DIRECTIVE:
Filter the lines below, copying only those with the string "image".

SOURCE EXCERPT:
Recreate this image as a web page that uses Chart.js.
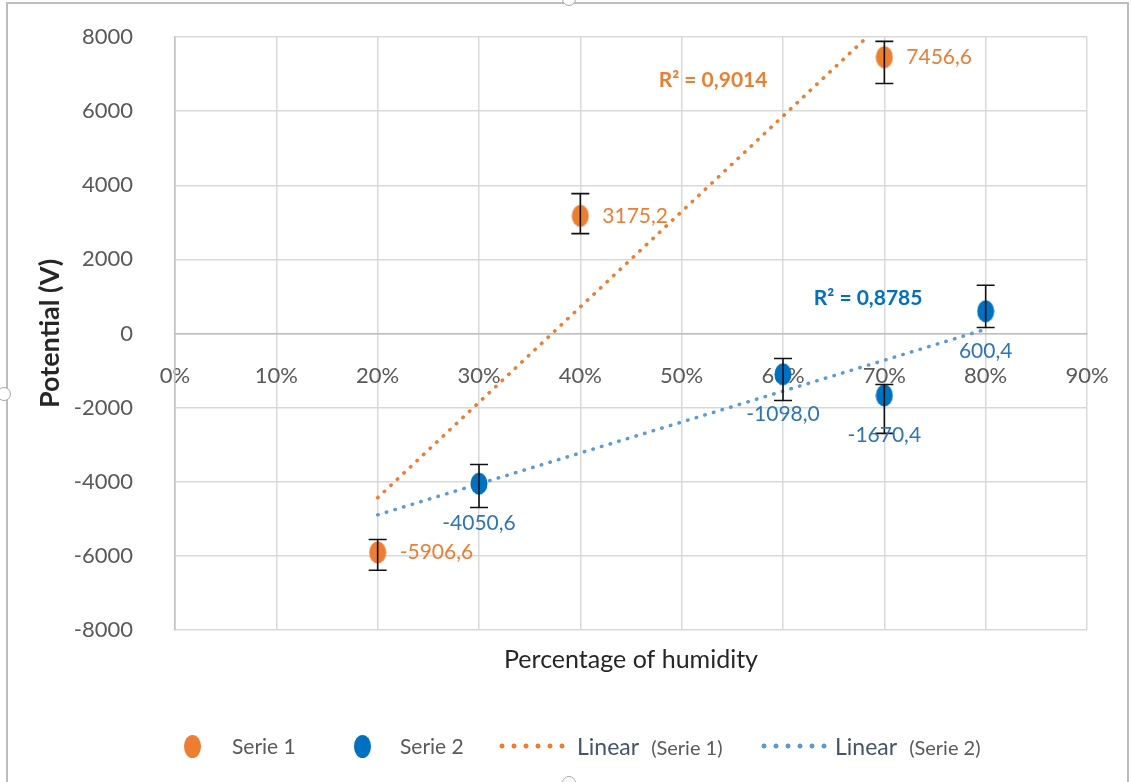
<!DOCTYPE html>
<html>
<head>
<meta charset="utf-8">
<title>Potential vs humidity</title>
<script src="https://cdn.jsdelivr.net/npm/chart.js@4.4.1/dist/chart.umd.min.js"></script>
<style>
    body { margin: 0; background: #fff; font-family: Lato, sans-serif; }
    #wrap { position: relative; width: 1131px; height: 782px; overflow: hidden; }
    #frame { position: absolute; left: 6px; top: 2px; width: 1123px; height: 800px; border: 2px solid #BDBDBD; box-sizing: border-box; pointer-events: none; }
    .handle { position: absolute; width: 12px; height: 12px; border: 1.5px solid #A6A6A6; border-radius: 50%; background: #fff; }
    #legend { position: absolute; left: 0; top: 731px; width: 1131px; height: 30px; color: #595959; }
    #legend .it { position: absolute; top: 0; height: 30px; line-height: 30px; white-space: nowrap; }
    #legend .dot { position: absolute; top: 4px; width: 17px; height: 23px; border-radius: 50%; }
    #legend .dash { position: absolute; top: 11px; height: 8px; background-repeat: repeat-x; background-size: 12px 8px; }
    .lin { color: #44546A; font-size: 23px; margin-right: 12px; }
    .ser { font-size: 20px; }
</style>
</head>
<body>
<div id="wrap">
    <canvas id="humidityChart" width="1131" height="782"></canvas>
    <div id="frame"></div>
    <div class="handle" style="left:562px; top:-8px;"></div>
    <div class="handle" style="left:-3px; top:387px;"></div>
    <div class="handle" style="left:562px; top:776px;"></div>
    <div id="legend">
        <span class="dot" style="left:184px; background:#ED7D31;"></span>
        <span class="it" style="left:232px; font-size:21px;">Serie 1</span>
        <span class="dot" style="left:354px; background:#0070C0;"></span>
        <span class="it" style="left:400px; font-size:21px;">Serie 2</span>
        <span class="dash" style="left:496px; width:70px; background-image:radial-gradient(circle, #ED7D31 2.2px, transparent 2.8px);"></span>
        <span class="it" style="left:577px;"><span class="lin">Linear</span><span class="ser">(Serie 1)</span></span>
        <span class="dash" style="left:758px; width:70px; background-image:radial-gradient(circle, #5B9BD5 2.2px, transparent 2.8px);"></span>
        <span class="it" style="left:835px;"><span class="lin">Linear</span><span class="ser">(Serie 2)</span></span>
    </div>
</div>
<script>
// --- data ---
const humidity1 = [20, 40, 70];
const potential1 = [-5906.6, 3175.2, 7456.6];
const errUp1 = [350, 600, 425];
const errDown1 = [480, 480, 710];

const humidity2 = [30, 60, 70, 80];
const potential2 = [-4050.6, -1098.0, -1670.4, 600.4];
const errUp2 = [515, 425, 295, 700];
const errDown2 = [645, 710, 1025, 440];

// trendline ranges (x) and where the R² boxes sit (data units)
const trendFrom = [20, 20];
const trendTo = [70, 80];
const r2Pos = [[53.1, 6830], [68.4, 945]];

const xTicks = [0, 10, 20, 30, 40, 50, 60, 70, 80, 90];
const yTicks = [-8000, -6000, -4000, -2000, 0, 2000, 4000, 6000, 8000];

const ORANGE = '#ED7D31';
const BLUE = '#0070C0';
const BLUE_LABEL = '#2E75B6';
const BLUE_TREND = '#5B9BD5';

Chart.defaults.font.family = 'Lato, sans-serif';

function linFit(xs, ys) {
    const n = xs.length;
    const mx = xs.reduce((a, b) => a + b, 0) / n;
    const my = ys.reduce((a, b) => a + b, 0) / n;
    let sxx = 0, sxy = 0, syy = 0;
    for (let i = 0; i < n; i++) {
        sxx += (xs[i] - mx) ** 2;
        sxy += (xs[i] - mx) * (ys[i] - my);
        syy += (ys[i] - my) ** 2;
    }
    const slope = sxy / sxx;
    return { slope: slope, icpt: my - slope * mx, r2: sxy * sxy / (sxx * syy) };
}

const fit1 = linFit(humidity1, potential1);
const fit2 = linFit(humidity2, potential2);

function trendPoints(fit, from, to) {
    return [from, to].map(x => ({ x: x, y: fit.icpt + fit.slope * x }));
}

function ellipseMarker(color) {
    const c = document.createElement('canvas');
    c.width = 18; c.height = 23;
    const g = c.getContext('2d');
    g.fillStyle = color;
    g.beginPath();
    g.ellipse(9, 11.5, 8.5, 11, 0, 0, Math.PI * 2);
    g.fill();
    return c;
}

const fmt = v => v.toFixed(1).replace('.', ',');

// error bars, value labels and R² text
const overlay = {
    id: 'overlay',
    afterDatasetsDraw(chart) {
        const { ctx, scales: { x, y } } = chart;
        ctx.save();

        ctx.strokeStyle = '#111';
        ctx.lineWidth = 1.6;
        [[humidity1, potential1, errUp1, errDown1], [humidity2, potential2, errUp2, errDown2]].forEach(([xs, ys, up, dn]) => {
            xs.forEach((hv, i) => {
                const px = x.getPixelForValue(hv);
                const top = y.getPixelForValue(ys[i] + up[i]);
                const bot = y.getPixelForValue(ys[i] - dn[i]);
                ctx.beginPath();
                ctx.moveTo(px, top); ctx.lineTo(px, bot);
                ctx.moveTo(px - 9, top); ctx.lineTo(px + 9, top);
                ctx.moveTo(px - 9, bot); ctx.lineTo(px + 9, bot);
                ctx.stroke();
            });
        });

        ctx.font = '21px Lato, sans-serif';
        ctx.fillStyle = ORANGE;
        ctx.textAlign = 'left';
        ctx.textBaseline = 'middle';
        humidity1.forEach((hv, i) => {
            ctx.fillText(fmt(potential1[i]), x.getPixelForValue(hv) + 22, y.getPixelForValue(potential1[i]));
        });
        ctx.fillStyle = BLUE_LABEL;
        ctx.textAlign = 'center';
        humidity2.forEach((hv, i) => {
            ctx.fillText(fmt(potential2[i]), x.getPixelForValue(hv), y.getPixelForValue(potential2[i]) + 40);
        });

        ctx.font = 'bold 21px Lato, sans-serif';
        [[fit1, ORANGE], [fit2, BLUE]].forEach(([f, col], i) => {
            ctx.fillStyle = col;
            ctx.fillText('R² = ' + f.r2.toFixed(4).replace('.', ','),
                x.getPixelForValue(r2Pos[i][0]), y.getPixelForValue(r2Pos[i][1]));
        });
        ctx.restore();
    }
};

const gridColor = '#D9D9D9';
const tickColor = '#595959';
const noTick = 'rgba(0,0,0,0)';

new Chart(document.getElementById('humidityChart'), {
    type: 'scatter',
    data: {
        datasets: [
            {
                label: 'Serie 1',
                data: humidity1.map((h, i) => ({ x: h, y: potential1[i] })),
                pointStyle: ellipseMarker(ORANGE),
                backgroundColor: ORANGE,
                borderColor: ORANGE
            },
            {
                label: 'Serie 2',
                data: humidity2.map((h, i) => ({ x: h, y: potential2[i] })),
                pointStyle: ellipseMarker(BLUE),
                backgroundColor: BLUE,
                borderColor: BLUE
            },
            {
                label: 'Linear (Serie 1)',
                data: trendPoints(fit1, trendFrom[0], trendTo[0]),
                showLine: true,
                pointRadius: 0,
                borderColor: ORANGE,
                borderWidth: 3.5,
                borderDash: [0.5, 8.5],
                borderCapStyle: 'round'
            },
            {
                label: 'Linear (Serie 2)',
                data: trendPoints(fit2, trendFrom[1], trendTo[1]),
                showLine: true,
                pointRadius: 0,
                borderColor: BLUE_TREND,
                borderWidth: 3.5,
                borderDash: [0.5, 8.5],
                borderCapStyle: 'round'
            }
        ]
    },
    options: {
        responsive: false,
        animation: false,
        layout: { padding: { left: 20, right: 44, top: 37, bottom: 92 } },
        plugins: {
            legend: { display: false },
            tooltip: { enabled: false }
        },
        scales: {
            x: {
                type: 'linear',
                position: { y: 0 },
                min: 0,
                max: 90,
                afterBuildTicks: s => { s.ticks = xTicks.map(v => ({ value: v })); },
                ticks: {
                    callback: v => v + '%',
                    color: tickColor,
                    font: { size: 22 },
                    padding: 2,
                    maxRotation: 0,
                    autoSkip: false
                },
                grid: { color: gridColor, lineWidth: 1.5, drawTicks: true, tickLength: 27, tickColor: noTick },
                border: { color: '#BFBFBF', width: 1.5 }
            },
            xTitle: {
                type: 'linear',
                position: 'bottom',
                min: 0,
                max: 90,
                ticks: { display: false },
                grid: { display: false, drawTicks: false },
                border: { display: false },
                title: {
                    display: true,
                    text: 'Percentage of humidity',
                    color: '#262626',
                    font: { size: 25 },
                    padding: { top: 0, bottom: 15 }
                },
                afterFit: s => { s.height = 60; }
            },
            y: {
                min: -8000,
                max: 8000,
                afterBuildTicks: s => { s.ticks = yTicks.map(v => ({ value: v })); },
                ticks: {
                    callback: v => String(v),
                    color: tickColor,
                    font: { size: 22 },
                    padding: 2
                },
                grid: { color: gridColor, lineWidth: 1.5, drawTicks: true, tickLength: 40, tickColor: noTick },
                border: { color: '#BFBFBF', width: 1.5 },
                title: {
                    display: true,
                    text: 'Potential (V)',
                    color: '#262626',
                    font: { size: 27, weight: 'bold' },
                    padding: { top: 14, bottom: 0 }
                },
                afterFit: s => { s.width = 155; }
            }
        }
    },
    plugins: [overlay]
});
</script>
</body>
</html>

THE RESULT:
Recreate this image as a web page that uses Chart.js.
        <span class="dash" style="left:496px; width:70px; background-image:radial-gradient(circle, #ED7D31 2.2px, transparent 2.8px);"></span>
        <span class="dash" style="left:758px; width:70px; background-image:radial-gradient(circle, #5B9BD5 2.2px, transparent 2.8px);"></span>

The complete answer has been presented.